Stock car racing’s fortunes have fallen with that of their fan base, leaving the sport’s future an open question
Sprint Cup Series driver Dale Earnhardt Jr. (88) leads during the NASCAR Quicken Loans 400 auto race at Michigan International Speedway, Sunday, June 16, 2013, in Brooklyn, Mich. (AP Photo/Bob Brodbeck)(Credit: AP)
“I love Kyle Busch. He’s such a badass.”
That was said to me by a woman in the parking lot outside the Dover International Speedway minutes after the conclusion of the NASCAR Nationwide Series event held there in mid-May. The woman who made the comment was in her early 20s and was from suburban Westchester County in New York state, as made clear by her Snooki sourpuss and thick-sliced Real Housewives accent.
“Kyle Busch is a total asshole.”
That was said to me during a yellow flag, one of the few times spectators can talk in anything but utter drowned-out futility during the actual race. The man who said this to me was a long-time racing fan, one so deeply into the sport that he’d rented headphones for $75 so that he could listen to pit row conversations.

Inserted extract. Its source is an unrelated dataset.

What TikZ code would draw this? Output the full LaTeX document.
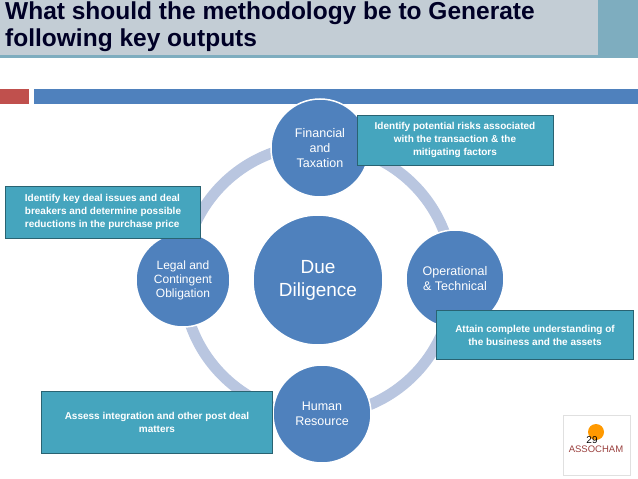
\documentclass[tikz,border=0pt]{standalone}
\usepackage{fontspec}
\setmainfont{Liberation Sans}
\definecolor{titlebg}{HTML}{C3CDD5}
\definecolor{titledark}{HTML}{7EADBF}
\definecolor{barblue}{HTML}{4F81BD}
\definecolor{barred}{HTML}{C0504D}
\definecolor{ringcol}{HTML}{B9C6E0}
\definecolor{boxteal}{HTML}{45A5BE}
\begin{document}
\begin{tikzpicture}[x=1pt,y=-1pt,
  every node/.style={font=\fontsize{12.5}{15}\selectfont},
  stage/.style={circle, fill=barblue, text=white, draw=white, line width=1.5pt,
    align=center, minimum size=98pt, inner sep=0pt},
  note/.style={fill=boxteal, draw=boxteal!60!black, line width=0.5pt, text=white,
    align=center, font=\fontsize{10}{13}\selectfont\bfseries, inner sep=2pt}]
  \useasboundingbox (0,0) rectangle (638,479);
  % title band
  \fill[titlebg] (0,0) rectangle (598,56);
  \fill[titledark] (598,0) rectangle (638,56);
  \fill[titledark] (0,55) rectangle (638,58);
  \node[anchor=north west, align=left, text=black!85!blue, inner sep=0pt,
    font=\fontsize{24.5}{27}\selectfont\bfseries] (title) at (5,2)
    {What should the methodology be to Generate\\ following key outputs};
  \fill[barred] (0,89) rectangle (29,104);
  \fill[barblue] (34,89) rectangle (638,104);
  % ring
  \coordinate (hub) at (318,280);
  \draw[ringcol, line width=11pt] (hub) circle (135);
  % circles
  \node[stage, minimum size=130pt, font=\fontsize{19}{23}\selectfont] (due) at (hub) {Due\\Diligence};
  \node[stage] (fin) at (320,148) {Financial\\and\\Taxation};
  \node[stage] (ops) at (455,279) {Operational\\\& Technical};
  \node[stage] (hum) at (322,414) {Human\\Resource};
  \node[stage, minimum size=94pt, font=\fontsize{12}{14}\selectfont] (leg) at (183,280) {Legal and\\Contingent\\Obligation};
  % notes
  \node[note, minimum width=196pt, minimum height=50pt] (risk) at (455,140)
    {Identify potential risks associated\\with the transaction \& the\\mitigating factors};
  \node[note, align=left, minimum width=195pt, minimum height=52pt] (deal) at (103,212)
    {Identify key deal issues and deal\\breakers and determine possible\\reductions in the purchase price};
  \node[note, minimum width=197pt, minimum height=49pt] (asset) at (535,335)
    {Attain complete understanding of\\the business and the assets};
  \node[note, minimum width=231pt, minimum height=62pt] (post) at (157,422)
    {Assess integration and other post deal\\matters};
  % logo
  \draw[black!12] (563,415) rectangle (630,475);
  \fill[orange!80!yellow] (596,432) circle (8);
  \node[text=barred!80!black, font=\fontsize{9.5}{11}\selectfont\rmfamily] (logo) at (596,449) {ASSOCHAM};
  \node[font=\fontsize{10}{11}\selectfont] (page) at (592,440) {29};
\end{tikzpicture}
\end{document}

He was from a part of Pennsylvania – the vast middle James Carville was referring to when he called the state “Philadelphia and Pittsburgh with Alabama in between” – where people sound more than a little bit like your average country music radio station disc jockey and have no fear of sitting in a sea of never ending steel bleacher seats shirtless under a beating, bleaching sun.
So: two people from two different walks of life, two parts of the United States that are geographically fairly proximate and culturally totally opposite, and two divergent but passionately held opinions on Kyle Busch. This is not necessarily a new thing: there’s a booming cottage industry in the cultivation and monetization of this type of opinion, and there have always been athletes like Busch who live along the line between polarizing antihero and unmitigated dickery.

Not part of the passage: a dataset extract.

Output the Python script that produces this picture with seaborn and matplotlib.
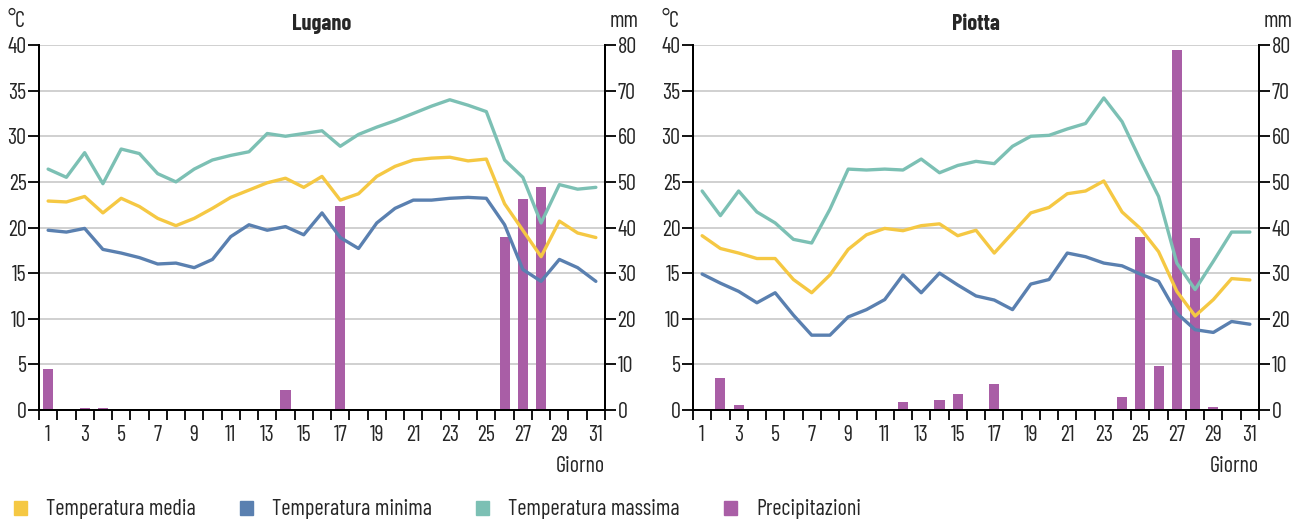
import numpy as np
import pandas as pd
import matplotlib.pyplot as plt
import seaborn as sns
from matplotlib.patches import Patch

sns.set_style("white")
plt.rcParams['font.family'] = ['Barlow Condensed', 'Roboto Condensed', 'DejaVu Sans']

# Days of the month
days = list(range(1, 32))

# Lugano
lug_media = [22.9, 22.8, 23.4, 21.6, 23.2, 22.3, 21.0, 20.2, 21.0, 22.1, 23.3, 24.1, 24.9, 25.4, 24.4, 25.6,
             23.0, 23.7, 25.6, 26.7, 27.4, 27.6, 27.7, 27.3, 27.5, 22.6, 19.7, 16.8, 20.7, 19.4, 18.9]
lug_minima = [19.7, 19.5, 19.9, 17.6, 17.2, 16.7, 16.0, 16.1, 15.6, 16.5, 19.0, 20.3, 19.7, 20.1, 19.2, 21.6,
              18.9, 17.7, 20.5, 22.1, 23.0, 23.0, 23.2, 23.3, 23.2, 20.3, 15.4, 14.1, 16.5, 15.6, 14.1]
lug_massima = [26.4, 25.5, 28.2, 24.8, 28.6, 28.1, 25.9, 25.0, 26.4, 27.4, 27.9, 28.3, 30.3, 30.0, 30.3, 30.6,
               28.9, 30.2, 31.0, 31.7, 32.5, 33.3, 34.0, 33.4, 32.7, 27.4, 25.5, 20.5, 24.7, 24.2, 24.4]
lug_prec = [8.9, 0, 0.4, 0.5, 0, 0, 0, 0, 0, 0, 0, 0, 0, 4.4, 0.1, 0,
            44.7, 0, 0, 0, 0, 0, 0, 0, 0, 37.9, 46.3, 48.9, 0, 0, 0]

# Piotta
pio_media = [19.1, 17.7, 17.2, 16.6, 16.6, 14.3, 12.85, 14.8, 17.6, 19.2, 19.9, 19.65, 20.2, 20.4, 19.1, 19.7,
             17.2, 19.4, 21.6, 22.2, 23.7, 24.0, 25.1, 21.7, 19.9, 17.35, 13.0, 10.3, 12.1, 14.4, 14.25]
pio_minima = [14.9, 13.9, 13.0, 11.75, 12.85, 10.4, 8.2, 8.2, 10.2, 11.0, 12.1, 14.8, 12.85, 15.0, 13.7, 12.5,
              12.05, 11.0, 13.8, 14.3, 17.2, 16.8, 16.1, 15.8, 14.9, 14.1, 10.6, 8.8, 8.5, 9.7, 9.4]
pio_massima = [24.0, 21.3, 24.0, 21.7, 20.5, 18.7, 18.3, 22.0, 26.4, 26.3, 26.4, 26.3, 27.5, 26.0, 26.8, 27.25,
               27.0, 28.9, 30.0, 30.1, 30.8, 31.4, 34.2, 31.6, 27.4, 23.4, 16.1, 13.2, 16.3, 19.5, 19.5]
pio_prec = [0, 7.1, 1.0, 0, 0, 0, 0, 0, 0, 0, 0, 1.7, 0, 2.2, 3.5, 0,
            5.6, 0, 0, 0, 0, 0, 0, 2.9, 37.9, 9.7, 78.9, 37.8, 0.7, 0, 0]

stations = ["Lugano", "Piotta"]
series_names = ["Temperatura media", "Temperatura minima", "Temperatura massima", "Precipitazioni"]

c_media = "#F5C843"
c_min = "#5A80B0"
c_max = "#7CC0B4"
c_prec = "#A95EA6"

data = {
    "Lugano": (lug_media, lug_minima, lug_massima, lug_prec),
    "Piotta": (pio_media, pio_minima, pio_massima, pio_prec),
}

fig = plt.figure(figsize=(13.06, 5.19), dpi=100)
positions = {"Lugano": 39 / 1306, "Piotta": 693 / 1306}
fs = 16

for name in stations:
    media, minima, massima, prec = data[name]
    df = pd.DataFrame({"Giorno": days, "media": media, "minima": minima,
                       "massima": massima, "prec": prec})

    ax2 = fig.add_axes([positions[name], 109 / 519, 566 / 1306, 365 / 519])
    ax = ax2.twinx()
    ax.yaxis.tick_left()
    ax2.yaxis.tick_right()

    # precipitation bars (right axis)
    sns.barplot(data=df, x="Giorno", y="prec", native_scale=True, color=c_prec,
                saturation=1, width=0.55, ax=ax2, linewidth=0, errorbar=None)

    # temperatures (left axis), drawn above the bars
    for col, c in [("massima", c_max), ("media", c_media), ("minima", c_min)]:
        sns.lineplot(data=df, x="Giorno", y=col, color=c, linewidth=2.4, ax=ax)

    ax2.set_ylim(0, 80)
    ax.set_ylim(0, 40)
    ax2.set_xlim(0.5, 31.5)
    ax.set_xlim(0.5, 31.5)

    ax2.set_yticks(range(0, 81, 10))
    ax.set_yticks(range(0, 41, 5))
    ax2.yaxis.grid(True, color="#c8c8c8", linewidth=1.2)
    ax2.set_axisbelow(True)
    ax.grid(False)

    ax2.set_xticks(range(1, 32, 2))
    ax2.set_xticks(np.arange(0.5, 32, 1), minor=True)
    ax2.tick_params(axis="x", which="major", bottom=True, length=0, pad=11, labelsize=fs)
    ax2.tick_params(axis="x", which="minor", bottom=True, length=7, width=1.3,
                    direction="out", color="black")
    ax.tick_params(axis="x", bottom=False, labelbottom=False)

    ax.tick_params(axis="y", length=8, width=1.3, pad=1, labelsize=fs, color="black")
    ax2.tick_params(axis="y", length=8, width=1.3, pad=1, labelsize=fs, color="black",
                    left=False, right=True)

    for a in (ax, ax2):
        a.set_xlabel("")
        a.set_ylabel("")
        a.spines["top"].set_visible(False)
        for s in ("left", "right", "bottom"):
            a.spines[s].set_color("black")
            a.spines[s].set_linewidth(1.4)

    ax.set_title(name, fontsize=fs, fontweight="bold", pad=11)
    ax.text(-0.055, 1.065, "°C", transform=ax.transAxes, fontsize=fs, ha="left", va="center")
    ax.text(1.06, 1.065, "mm", transform=ax.transAxes, fontsize=fs, ha="right", va="center")
    ax.text(1.0, -0.155, "Giorno", transform=ax.transAxes, fontsize=fs, ha="right", va="center")

# legend entries placed one by one along the bottom
leg_x = [14, 240, 476, 724]
for lbl, c, x in zip(series_names, (c_media, c_min, c_max, c_prec), leg_x):
    leg = fig.legend([Patch(color=c)], [lbl], loc="center left",
                     bbox_to_anchor=(x / 1306, 9 / 519), frameon=False, fontsize=fs,
                     handlelength=0.6, handleheight=0.6, handletextpad=0.85,
                     borderpad=0, borderaxespad=0)

fig.savefig("out.png", dpi=100)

Busch runs people into walls just to do it. He’s come close to throwing fists with rival drivers plenty of times. He’s never, not once, bitten his lip when it comes to talking about something related to NASCAR. So Busch is a bad-ass, or an asshole, or both. That and another character in a sport that exists, lucratively if more than a little strangely, at the crossroads of marketing, capitalism and the future – or lack thereof – of working class America.
Or maybe that’s too much. Maybe he’s just NASCAR.